Safety and OSHA News

Court: Positive weed test doesn’t automatically mean person is intoxicated

An appeals court recently found a worker who tested positive for marijuana in a post-incident drug test was eligible for workers’ compensation benefits despite the positive test results. 

The court reversed and reinstated an administrative law judge order providing benefits to the worker because the “presence of an intoxicating substance in the blood does not automatically mean a person is intoxicated.”

The worker admitted to using marijuana the night before his hand was crushed in a “guillotine” machine, but claimed its use wasn’t a factor in the incident.

Afterwards, the worker had to take a post-incident drug test which turned out positive for marijuana and morphine.

He filed a workers’ compensation claim, but it was initially denied because of the positive drug test results.
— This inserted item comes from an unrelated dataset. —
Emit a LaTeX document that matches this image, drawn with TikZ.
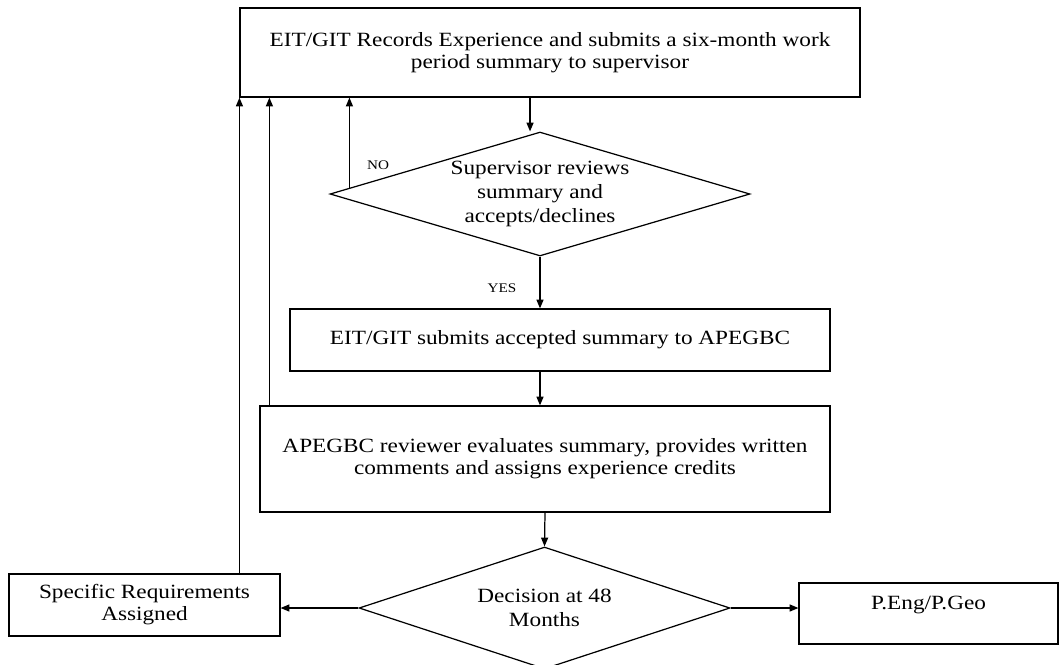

‘I was not working while impaired’

At a hearing before an administrative law judge, the worker admitted he smoked marijuana the night before the incident, but told the judge marijuana wasn’t the reason he got injured, according to a blog post by law firm Jackson Lewis.

He acknowledged that putting his hand in the machine was unsafe, but stated he was thinking clearly and was not working while impaired.

The worker testified that no supervisors remarked that he seemed to be impaired on the day the incident occurred, and a manager testified he had no knowledge of the worker being intoxicated on the day he was injured.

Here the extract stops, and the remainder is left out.